Coastal Zone Management: Watch Who’s Paying


There can be a lot of different reasons why a legislative issue can wind up in an initative. Sometimes it’s a special agenda. Sometimes it’s an idea that can’t get traction in our hidebound state legislature. But sometimes it’s the result of an complete failure by the Legislature to do its job. That’s the case with the Coastal Zone Management initiative, Ballot Proposition #2 in the upcoming primary election on August 28.

The Alaska Legislature knew that there was a sunset provision in the Alaska Coastal Zone Management Act that would cause it to go off the books on June 30, 2012. The Legislature wrote the sunset provision, after all. But despite regular sessions, special sessions and much posturing, the statute lapsed and the people of Alaska lost their only meaningful chance to have input on coastal development.

Sure, part of the blame lies in our very own Governor Parnell, Captain Zero, too. Despite his incessant claims of excessive federal power in Alaska, he, too, participated in the sacrifice of the ACMA on the altar of partisan politics. He even screwed up his own lawsuit on classification of polar bears as an endangered species when he allowed the ACMA to lapse. So a smart voter shouldn’t listen to anything Captain Zero has to say about the coastal zone management initiative.

Likewise, there’s no reason to listen to the Legislature, especially to the state house, where the special session bill died. Rep. Mike Hawker (R, Anch) had a recent opinion piece in the Anchorage Daily News, where he opined that the coast zone management issue is “too complex for the initiative process.” On the evidence, it was too complex for the  for the legislative process, and as a result local input on a critical issue is silenced. And now one of the guys who killed the ACMA tells you to vote against Prop 2 because, “It is not pro-development.”

WC won’t presume to speak for his fellow voters, but WC hopes the coastal zone management process will be neutral: not pro-development, not anti-development but, you know, objective and neutral. If the strongest argument Rep. Hawkins can make is that Proposition #2 isn’t biased for development, then he needs to sit down and shut up, too. Of course, Rep. Hawkins refers to the Alaska Legislature as an “open forum” which suggests he’s either delusional or lying. Especially if you are a Republican, everything important in the Alaska Legislature happens behind closed doors. Specifically, the closed-door, secret Republican caucuses. Yet another reason to ignore Rep. Hawker’s opinions.

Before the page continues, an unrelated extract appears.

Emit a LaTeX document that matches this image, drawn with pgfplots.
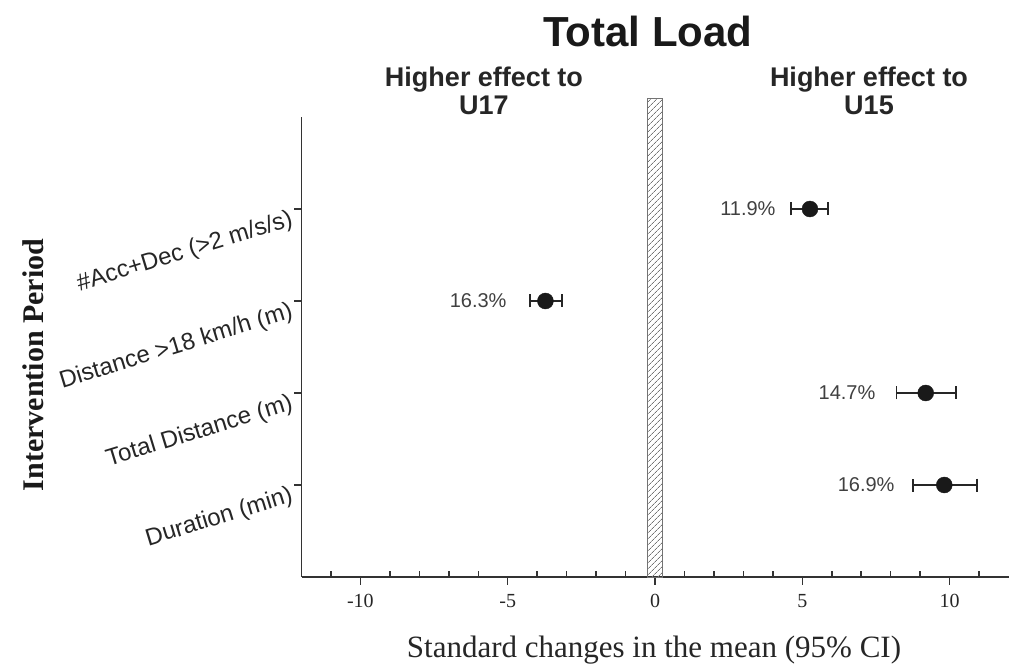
\documentclass[border=0pt]{standalone}
\usepackage{fontspec}
\setmainfont{Liberation Serif}
\newfontfamily\arial{Liberation Sans}
\usepackage{pgfplots}
\usepackage{pgfplotstable}
\pgfplotsset{compat=1.18}
\usetikzlibrary{patterns.meta}

\pgfplotstableread{
y x em ep
1 9.82 1.05 1.10
2 9.19 0.99 1.02
3 -3.72 0.52 0.55
4 5.26 0.64 0.62
}\effects

\begin{document}
\begin{tikzpicture}
\useasboundingbox (0pt,0pt) rectangle (1009pt,664pt);
\begin{axis}[
  at={(301.5pt,87pt)}, anchor=south west,
  scale only axis, width=707pt, height=460pt,
  xmin=-12, xmax=12, ymin=0, ymax=5,
  clip=false,
  axis x line=bottom, axis y line=left,
  axis line style={-, line width=1.8pt, black!80},
  xtick={-10,-5,0,5,10},
  minor xtick={-11,-9,-8,-7,-6,-4,-3,-2,-1,1,2,3,4,6,7,8,9,11},
  ytick={1,2,3,4},
  yticklabels={Duration (min), Total Distance (m), Distance >18 km/h (m), \#Acc+Dec (>2 m/s/s)},
  tick align=inside,
  major tick length=-8pt,
  minor tick length=6pt,
  tick style={line width=1.5pt, black!80},
  /pgf/number format/assume math mode=true,
  xticklabel style={font=\fontsize{20}{20}\selectfont, text=black!85, inner sep=0pt, anchor=north, yshift=-17pt},
  yticklabel style={font=\arial\fontsize{24}{24}\selectfont, text=black!85, rotate=17, anchor=north east, inner sep=0pt, xshift=-12pt, yshift=4pt},
]
\addplot[draw=black!55, line width=1pt, pattern={Lines[angle=45,distance=4pt,line width=0.7pt]}, pattern color=black!55, forget plot]
  coordinates {(-0.25,0) (-0.25,5.2) (0.25,5.2) (0.25,0)} -- cycle;
\addplot[only marks, mark=*, mark size=8pt, black!90, mark options={fill=black!90},
  error bars/.cd, x dir=both, x explicit, error mark=|,
  error bar style={line width=1.8pt, black!85},
  error mark options={mark size=6.5pt, line width=1.8pt, black!85}]
  table[x=x, y=y, x error minus=em, x error plus=ep] {\effects};
\node[anchor=east, font=\arial\fontsize{20}{20}\selectfont, text=black!75] at (axis cs:4.21,4) {11.9\%};
\node[anchor=east, font=\arial\fontsize{20}{20}\selectfont, text=black!75] at (axis cs:-4.92,3) {16.3\%};
\node[anchor=east, font=\arial\fontsize{20}{20}\selectfont, text=black!75] at (axis cs:7.60,2) {14.7\%};
\node[anchor=east, font=\arial\fontsize{20}{20}\selectfont, text=black!75] at (axis cs:8.25,1) {16.9\%};
\end{axis}
\node[font=\arial\bfseries\fontsize{42}{42}\selectfont, anchor=base, text=black!90] at (648pt,617pt) {Total Load};
\node[font=\arial\bfseries\fontsize{27}{27}\selectfont, anchor=base, text=black!85] at (484pt,577pt) {Higher effect to};
\node[font=\arial\bfseries\fontsize{27}{27}\selectfont, anchor=base, text=black!85] at (484pt,549pt) {U17};
\node[font=\arial\bfseries\fontsize{27}{27}\selectfont, anchor=base, text=black!85] at (869pt,577pt) {Higher effect to};
\node[font=\arial\bfseries\fontsize{27}{27}\selectfont, anchor=base, text=black!85] at (869pt,549pt) {U15};
\node[font=\fontsize{31}{31}\selectfont, anchor=base, text=black!85] at (654pt,7pt) {Standard changes in the mean (95\% CI)};
\node[font=\bfseries\fontsize{30}{30}\selectfont, anchor=base, rotate=90, text=black!90] at (43pt,299pt) {Intervention Period};
\end{tikzpicture}
\end{document}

Which leaves the coastal development industry, which is spending an unbelievable amount of money trying to defeat Prop 2. At least $1 million has been set up in a political fund to try to scare voters away from Proposition 2. Effectively all of the money comes from the industries that an Alaska Coastal Management Plan would regulate. The News reports, “Kodiak Island Borough Mayor Jerome Selby, an original sponsor of the initiative, accused the opposition of  ‘boogeyman fear-mongering, plain and simple.’ He said multinational companies view average Alaskans as a ‘nuisance’ they’d rather not have to deal with.” So for example, if the Feds decided to hold an oil lease sale in Bristol Bay, the oil industry would just as soon not have to trouble to give salmon fishermen a forum to give their views.

When it’s the regulated industries complaining about a law being unfair, you can safely assume that shareholder dividends, not the long term interests of the citizens of Alaska, are the real issue. Because multinational corporations don’t care about Alaskans, the environment or collateral damage, except to the extent it affects shareholder dividends.

When the dividends are earned and the corporations are long gone, Alaskans will still be here, dealing with the consequences. Anyone who thinks differently needs to visit Kennecott Mine, or an abandoned Alaska Gold mining dredge.

So maybe it would be a good idea to listen carefully to the expensive messages from the coastal development industry, and then take equal care to ignore them and their efforts to maximize profits at the expense of public input.

Maybe the best idea is to vote “Yes” on Proposition 2.